A royal lesson on cooperation
To create an event fit for royalty is no mean feat. But what happens when unforeseen circumstances force a no-show from the VIPs? By Julian Ryall
The Japan-Spain Symposium is an annual event that has been held since 1997 and is one of the most important bilateral events on the diplomatic calendars of the two nations, which take turns to host the event.
Spurring tourism was a big topic in this year’s discussions, alongside social issues, such as on ageing populations.
Shortly after Shizuoka City The Nippondaira Hotel were selected to host the 18th symposium, the embassy of Spain in Tokyo sent word that King Felipe VI and Queen Letizia would attend. Japan’s Imperial Household Agency responded immediately that Emperor Akihito and Empress Michiko would also be present.
Given that the heads of the Spanish and Japanese royal families were due to attend, security was a major concern initially.
Shinichiro Suzuki, head of the MICE & International Affairs Division of the City of Shizuoka, said the organisers moved immediately to secure additional funds to ensure that security was of a suitable standard and that facilities were up to scratch.
The number and scale of associated events to mark the royals’ attendance were also increased.
The additional work meant that the event was pushed back to April, giving the organisers approximately six months to complete preparations – an extremely narrow window. One seasoned organiser said preparing an event of such scale normally requires three years.
There was no substitute for hard work, extensive cooperation between the divisions within City Hall with a stake in the symposium, as well as local event planning companies, media outlets, volunteer organisations, and other organisations.
At the last minute, however, the Spanish king and queen were obliged to cancel their visit to Japan due to political problems at home. On the evening before the event was scheduled to open, the Imperial Household Agency announced that the Emperor and Empress would also have to withdraw due to the series of major earthquakes that had struck Kyushu, causing widespread damage and loss of life.
“It is impossible to predict political or geological upheavals, so we simply had to roll with the punches and try to deliver the best possible event, despite everything,” said Suzuki.
Still, the symposium and associated events went ahead smoothly. On the day of the discussions, the Japanese Ministry of Foreign Affairs hosted an official luncheon and a dinner party in the evening was hosted by Shizuoka Mayor Nobuhiro Tanabe.
Former Miss Universe Riyo Mori, a goodwill ambassador for Shizuoka City, made a special appearance at the party. Ms Mori speaks perfect English and was able to mix and mingle naturally with the Spanish guests.
In addition, over the three-day duration, there were photo exhibitions, cultural performances and displays of the products of several companies from Spain and Japan.
Said Suzuki: “While, unfortunately, neither royal couple was able to attend the symposium, we were able to gain priceless experience in preparing to host VIP guests.”
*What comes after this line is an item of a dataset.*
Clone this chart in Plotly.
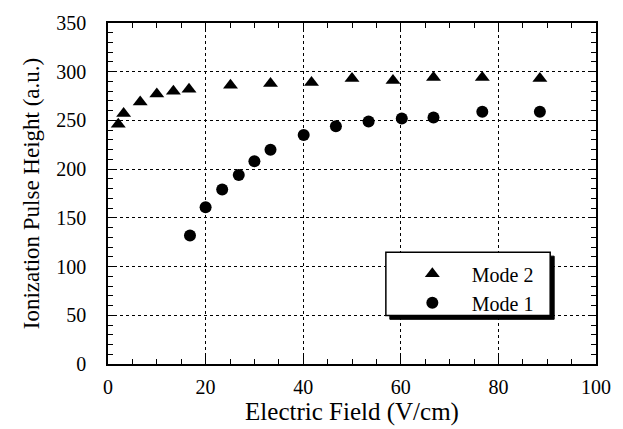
import plotly.graph_objects as go

# Mode 2 (triangles)
mode2_field = [2.1, 3.2, 6.6, 10.0, 13.4, 16.6, 25.1, 33.3, 41.7, 50.0, 58.4, 66.7, 76.7, 88.5]
mode2_height = [246, 257, 269, 277, 280, 282, 286, 288, 289, 293, 291, 294, 294, 293]

# Mode 1 (circles)
mode1_field = [16.8, 20.0, 23.4, 26.8, 30.0, 33.3, 40.1, 46.7, 53.4, 60.2, 66.7, 76.7, 88.5]
mode1_height = [132, 161, 179, 194, 208, 220, 235, 244, 249, 252, 253, 259, 259]

x_ticks = [0, 20, 40, 60, 80, 100]
y_ticks = [0, 50, 100, 150, 200, 250, 300, 350]

FONT = "Liberation Serif, Times New Roman, serif"

fig = go.Figure()
fig.add_trace(go.Scatter(x=mode2_field, y=mode2_height, mode="markers", name="Mode 2",
                         marker=dict(symbol="triangle-up", size=13, color="black")))
fig.add_trace(go.Scatter(x=mode1_field, y=mode1_height, mode="markers", name="Mode 1",
                         marker=dict(symbol="circle", size=12, color="black")))

L, R, T, B = 108, 25, 18, 60
W, H = 623, 429
pw, ph = W - L - R, H - T - B

def px2paper(x, y):
    return (x - L) / pw, (H - B - y) / ph

# legend box with drop shadow
bx0, by0 = px2paper(387, 254)
bx1, by1 = px2paper(552, 319)
sx0, sy0 = px2paper(391, 258)
sx1, sy1 = px2paper(556, 323)
shapes = [
    dict(type="rect", xref="paper", yref="paper", x0=sx0, y0=sy1, x1=sx1, y1=sy0,
         fillcolor="black", line=dict(color="black", width=1), layer="above"),
    dict(type="rect", xref="paper", yref="paper", x0=bx0, y0=by1, x1=bx1, y1=by0,
         fillcolor="white", line=dict(color="black", width=1.5), layer="above"),
]

lx, ly = px2paper(394, 256)

axis_common = dict(
    showline=True, linecolor="black", linewidth=1.5, mirror="allticks",
    ticks="inside", ticklen=8, tickwidth=1, tickcolor="black",
    showgrid=True, gridcolor="black", griddash="dot", gridwidth=1,
    zeroline=False,
    tickfont=dict(family=FONT, size=20, color="black"),
)

fig.update_layout(
    width=W, height=H,
    margin=dict(l=L, r=R, t=T, b=B),
    paper_bgcolor="white", plot_bgcolor="white",
    font=dict(family=FONT, color="black"),
    showlegend=True,
    legend=dict(x=lx, y=ly, xanchor="left", yanchor="top", bgcolor="rgba(0,0,0,0)",
                borderwidth=0, font=dict(family=FONT, size=20, color="black"),
                itemwidth=69, tracegroupgap=0),
    shapes=shapes,
    xaxis=dict(range=[0, 100], tickvals=x_ticks, ticklabelstandoff=4,
               minor=dict(dtick=5, ticks="inside", ticklen=5, tickcolor="black", showgrid=False),
               title=dict(text="Electric Field (V/cm)", font=dict(family=FONT, size=25), standoff=2),
               **axis_common),
    yaxis=dict(range=[0, 350], tickvals=y_ticks, ticklabelstandoff=16,
               minor=dict(dtick=10, ticks="inside", ticklen=5, tickcolor="black", showgrid=False),
               title=dict(text="Ionization Pulse Height (a.u.)", font=dict(family=FONT, size=23), standoff=10),
               **axis_common),
)

fig.write_html("out.html", config={"displayModeBar": False},
               post_script="document.body.style.margin='0';")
When prince and princess Akishino visited in October 2016, this knowledge was put to good use, he explained.
Another learning point was that having a good venue and convenient access are major pluses, but it is important to also highlight local attributes, said Suzuki.
“Shizuoka gives a stellar view of Mount Fuji from Nippondaira Hotel, and we were blessed with beautiful weather during the symposium, so our guests came away with a ‘uniquely Shizuoka’ experience.
“We also served a number of local specialties such as oden stew and bluefin tuna that landed at our Shimizu Port, not to mention locally brewed junmai daiginjo sake made with our renowned, ultrapure water.
“I believe we were able to give this big group of Spanish VIPs a very strong sense of what makes Shizuoka so special among cities in Japan.”